SOURCE EXCERPT

┄┄┄┄┄┄┄┄┄┄┄┄┄┄┄┄┄┄┄┄

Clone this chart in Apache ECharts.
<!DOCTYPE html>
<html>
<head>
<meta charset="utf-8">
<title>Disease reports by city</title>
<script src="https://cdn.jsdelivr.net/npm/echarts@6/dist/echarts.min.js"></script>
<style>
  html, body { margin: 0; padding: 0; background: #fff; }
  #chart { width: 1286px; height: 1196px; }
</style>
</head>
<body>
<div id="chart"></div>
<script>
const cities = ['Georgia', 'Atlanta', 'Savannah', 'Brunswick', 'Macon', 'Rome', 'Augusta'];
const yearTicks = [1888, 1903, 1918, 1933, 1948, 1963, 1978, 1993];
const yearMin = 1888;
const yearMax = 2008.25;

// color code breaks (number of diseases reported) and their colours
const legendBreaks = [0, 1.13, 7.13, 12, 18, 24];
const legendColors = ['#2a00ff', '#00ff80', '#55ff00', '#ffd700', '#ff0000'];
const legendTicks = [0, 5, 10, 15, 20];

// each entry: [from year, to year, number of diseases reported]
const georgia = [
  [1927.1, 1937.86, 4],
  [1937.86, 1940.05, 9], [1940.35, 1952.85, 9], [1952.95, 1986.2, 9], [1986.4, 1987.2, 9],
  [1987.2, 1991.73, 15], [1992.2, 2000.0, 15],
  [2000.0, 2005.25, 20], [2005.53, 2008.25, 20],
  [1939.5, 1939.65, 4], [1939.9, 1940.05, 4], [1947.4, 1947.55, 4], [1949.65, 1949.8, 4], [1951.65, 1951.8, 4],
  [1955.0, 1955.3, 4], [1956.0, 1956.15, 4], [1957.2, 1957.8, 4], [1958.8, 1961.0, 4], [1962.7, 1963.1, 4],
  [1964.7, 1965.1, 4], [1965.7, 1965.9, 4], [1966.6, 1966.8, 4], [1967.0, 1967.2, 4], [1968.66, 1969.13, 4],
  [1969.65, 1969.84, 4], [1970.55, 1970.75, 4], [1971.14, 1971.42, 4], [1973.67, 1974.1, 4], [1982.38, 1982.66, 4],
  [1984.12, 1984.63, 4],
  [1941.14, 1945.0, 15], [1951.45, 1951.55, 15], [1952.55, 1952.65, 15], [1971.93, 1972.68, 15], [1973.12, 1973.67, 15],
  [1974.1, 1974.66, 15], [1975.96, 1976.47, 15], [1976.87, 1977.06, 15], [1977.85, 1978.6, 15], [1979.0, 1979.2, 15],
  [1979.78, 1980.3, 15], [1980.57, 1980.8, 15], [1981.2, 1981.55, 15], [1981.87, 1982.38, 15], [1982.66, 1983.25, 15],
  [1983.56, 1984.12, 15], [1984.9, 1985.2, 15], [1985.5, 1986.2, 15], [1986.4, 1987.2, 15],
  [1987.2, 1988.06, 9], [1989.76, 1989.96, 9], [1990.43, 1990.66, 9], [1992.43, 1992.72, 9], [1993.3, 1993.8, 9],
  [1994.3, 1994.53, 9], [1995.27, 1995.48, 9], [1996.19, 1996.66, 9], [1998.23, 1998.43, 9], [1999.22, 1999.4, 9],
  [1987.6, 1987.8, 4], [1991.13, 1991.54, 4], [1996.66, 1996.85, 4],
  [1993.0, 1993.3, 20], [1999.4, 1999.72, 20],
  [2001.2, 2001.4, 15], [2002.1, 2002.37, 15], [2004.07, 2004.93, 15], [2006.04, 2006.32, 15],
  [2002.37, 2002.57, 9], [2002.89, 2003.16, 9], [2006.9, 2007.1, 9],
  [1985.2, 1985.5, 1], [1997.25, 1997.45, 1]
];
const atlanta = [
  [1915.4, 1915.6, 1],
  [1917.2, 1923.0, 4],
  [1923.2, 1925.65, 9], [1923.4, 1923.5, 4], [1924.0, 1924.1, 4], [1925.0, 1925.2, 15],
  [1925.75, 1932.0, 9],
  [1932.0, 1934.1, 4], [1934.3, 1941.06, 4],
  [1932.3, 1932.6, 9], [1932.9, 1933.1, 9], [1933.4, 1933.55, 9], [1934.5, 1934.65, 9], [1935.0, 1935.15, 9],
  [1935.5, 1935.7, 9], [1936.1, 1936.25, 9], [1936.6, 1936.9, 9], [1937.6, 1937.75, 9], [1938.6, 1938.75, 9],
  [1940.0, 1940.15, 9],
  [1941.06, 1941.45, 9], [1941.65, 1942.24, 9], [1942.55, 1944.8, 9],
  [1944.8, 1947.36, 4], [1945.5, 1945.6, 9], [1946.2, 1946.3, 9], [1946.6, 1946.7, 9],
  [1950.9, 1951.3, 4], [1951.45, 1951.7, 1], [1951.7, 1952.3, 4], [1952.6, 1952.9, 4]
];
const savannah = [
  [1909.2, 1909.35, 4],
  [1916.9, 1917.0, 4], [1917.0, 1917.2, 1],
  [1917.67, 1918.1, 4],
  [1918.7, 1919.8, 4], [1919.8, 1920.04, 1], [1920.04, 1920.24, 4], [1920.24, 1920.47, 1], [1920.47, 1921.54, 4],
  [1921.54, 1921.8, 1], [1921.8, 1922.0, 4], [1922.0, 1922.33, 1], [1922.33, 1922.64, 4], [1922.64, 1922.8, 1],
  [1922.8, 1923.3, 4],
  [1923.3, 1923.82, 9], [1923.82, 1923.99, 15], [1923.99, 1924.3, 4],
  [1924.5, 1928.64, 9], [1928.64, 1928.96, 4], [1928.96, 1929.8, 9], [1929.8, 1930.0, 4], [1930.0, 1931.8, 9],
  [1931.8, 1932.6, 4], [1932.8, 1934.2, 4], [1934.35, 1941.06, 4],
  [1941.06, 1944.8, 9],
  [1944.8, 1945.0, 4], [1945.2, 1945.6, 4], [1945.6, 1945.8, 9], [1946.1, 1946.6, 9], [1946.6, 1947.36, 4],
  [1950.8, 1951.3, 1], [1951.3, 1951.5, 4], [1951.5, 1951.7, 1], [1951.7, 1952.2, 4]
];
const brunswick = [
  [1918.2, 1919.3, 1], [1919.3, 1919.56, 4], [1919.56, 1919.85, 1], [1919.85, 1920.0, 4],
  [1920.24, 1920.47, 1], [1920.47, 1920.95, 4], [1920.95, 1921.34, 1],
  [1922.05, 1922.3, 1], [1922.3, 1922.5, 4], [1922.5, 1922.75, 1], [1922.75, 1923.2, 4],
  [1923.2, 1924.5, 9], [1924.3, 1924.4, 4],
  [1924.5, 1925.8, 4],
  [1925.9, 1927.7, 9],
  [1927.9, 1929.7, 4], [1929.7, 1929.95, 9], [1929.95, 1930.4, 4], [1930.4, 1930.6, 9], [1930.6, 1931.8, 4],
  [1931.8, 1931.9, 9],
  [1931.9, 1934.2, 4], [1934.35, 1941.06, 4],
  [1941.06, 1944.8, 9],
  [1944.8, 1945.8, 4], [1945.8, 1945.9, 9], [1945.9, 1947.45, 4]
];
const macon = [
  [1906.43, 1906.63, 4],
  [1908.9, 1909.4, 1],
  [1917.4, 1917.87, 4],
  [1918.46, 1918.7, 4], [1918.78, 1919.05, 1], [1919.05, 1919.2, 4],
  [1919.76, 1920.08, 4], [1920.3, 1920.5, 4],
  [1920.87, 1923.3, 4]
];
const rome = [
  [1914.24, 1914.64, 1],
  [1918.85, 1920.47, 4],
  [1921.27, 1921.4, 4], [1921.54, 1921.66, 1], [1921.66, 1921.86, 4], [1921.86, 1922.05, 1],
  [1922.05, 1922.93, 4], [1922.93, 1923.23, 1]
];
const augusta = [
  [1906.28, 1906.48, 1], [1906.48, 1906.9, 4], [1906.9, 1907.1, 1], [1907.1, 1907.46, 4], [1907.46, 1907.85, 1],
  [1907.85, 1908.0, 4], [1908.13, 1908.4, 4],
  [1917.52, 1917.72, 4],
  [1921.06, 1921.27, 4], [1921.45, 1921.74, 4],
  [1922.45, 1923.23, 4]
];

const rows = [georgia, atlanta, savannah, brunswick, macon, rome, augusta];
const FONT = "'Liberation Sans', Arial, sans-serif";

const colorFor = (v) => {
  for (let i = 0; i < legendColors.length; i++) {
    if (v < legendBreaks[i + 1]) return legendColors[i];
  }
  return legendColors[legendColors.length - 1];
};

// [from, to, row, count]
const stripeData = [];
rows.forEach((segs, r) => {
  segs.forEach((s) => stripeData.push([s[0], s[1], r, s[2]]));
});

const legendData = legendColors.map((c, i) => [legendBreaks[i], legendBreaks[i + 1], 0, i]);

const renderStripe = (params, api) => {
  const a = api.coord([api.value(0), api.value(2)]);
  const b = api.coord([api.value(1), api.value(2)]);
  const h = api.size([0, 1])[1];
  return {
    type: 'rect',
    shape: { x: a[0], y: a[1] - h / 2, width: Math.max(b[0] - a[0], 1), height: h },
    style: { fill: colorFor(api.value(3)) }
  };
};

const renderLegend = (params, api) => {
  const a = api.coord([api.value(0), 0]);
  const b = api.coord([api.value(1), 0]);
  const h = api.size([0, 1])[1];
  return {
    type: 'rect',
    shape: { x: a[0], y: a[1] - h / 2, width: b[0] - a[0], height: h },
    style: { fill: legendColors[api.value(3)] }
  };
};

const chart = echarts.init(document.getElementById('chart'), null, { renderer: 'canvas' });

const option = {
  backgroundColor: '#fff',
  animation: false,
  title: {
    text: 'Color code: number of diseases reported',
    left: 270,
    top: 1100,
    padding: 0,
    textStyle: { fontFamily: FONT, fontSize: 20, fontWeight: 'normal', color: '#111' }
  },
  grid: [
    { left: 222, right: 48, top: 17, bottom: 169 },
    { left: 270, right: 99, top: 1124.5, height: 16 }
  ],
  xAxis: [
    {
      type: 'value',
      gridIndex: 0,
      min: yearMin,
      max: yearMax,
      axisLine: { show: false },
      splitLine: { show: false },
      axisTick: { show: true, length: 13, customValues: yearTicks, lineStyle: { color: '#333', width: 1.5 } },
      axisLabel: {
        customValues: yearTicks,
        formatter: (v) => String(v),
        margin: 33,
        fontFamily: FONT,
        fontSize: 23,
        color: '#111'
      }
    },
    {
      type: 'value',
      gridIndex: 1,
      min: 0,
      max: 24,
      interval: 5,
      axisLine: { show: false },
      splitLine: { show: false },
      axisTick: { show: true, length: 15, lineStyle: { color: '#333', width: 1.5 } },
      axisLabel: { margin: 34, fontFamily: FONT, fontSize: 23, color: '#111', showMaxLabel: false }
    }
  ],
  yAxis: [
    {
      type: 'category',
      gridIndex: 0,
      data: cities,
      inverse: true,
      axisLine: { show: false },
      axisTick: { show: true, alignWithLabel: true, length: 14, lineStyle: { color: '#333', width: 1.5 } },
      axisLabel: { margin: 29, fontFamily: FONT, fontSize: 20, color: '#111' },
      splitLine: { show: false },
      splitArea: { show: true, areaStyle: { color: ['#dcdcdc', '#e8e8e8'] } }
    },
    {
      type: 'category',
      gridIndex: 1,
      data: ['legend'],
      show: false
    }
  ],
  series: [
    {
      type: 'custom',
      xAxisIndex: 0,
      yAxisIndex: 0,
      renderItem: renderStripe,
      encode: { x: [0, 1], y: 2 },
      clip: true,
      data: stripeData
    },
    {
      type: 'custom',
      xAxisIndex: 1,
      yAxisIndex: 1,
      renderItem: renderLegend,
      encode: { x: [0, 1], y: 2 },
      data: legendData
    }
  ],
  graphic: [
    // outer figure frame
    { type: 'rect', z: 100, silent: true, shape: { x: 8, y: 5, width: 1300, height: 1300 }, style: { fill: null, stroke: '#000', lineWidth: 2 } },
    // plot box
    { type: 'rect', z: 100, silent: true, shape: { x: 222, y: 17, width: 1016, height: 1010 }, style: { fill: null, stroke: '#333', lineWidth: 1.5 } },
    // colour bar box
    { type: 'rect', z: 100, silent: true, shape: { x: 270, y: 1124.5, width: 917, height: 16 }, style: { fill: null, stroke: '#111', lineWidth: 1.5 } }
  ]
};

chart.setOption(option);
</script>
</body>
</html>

┄┄┄┄┄┄┄┄┄┄┄┄┄┄┄┄┄┄┄┄

DIRECTIONS
Write out, exactly and with nothing else, the lines of the listing above from its first line through the line with "const legendTicks = [0, 5, 10, 15, 20];".

WRITTEN ANSWER
Clone this chart in Apache ECharts.
<!DOCTYPE html>
<html>
<head>
<meta charset="utf-8">
<title>Disease reports by city</title>
<script src="https://cdn.jsdelivr.net/npm/echarts@6/dist/echarts.min.js"></script>
<style>
  html, body { margin: 0; padding: 0; background: #fff; }
  #chart { width: 1286px; height: 1196px; }
</style>
</head>
<body>
<div id="chart"></div>
<script>
const cities = ['Georgia', 'Atlanta', 'Savannah', 'Brunswick', 'Macon', 'Rome', 'Augusta'];
const yearTicks = [1888, 1903, 1918, 1933, 1948, 1963, 1978, 1993];
const yearMin = 1888;
const yearMax = 2008.25;

// color code breaks (number of diseases reported) and their colours
const legendBreaks = [0, 1.13, 7.13, 12, 18, 24];
const legendColors = ['#2a00ff', '#00ff80', '#55ff00', '#ffd700', '#ff0000'];
const legendTicks = [0, 5, 10, 15, 20];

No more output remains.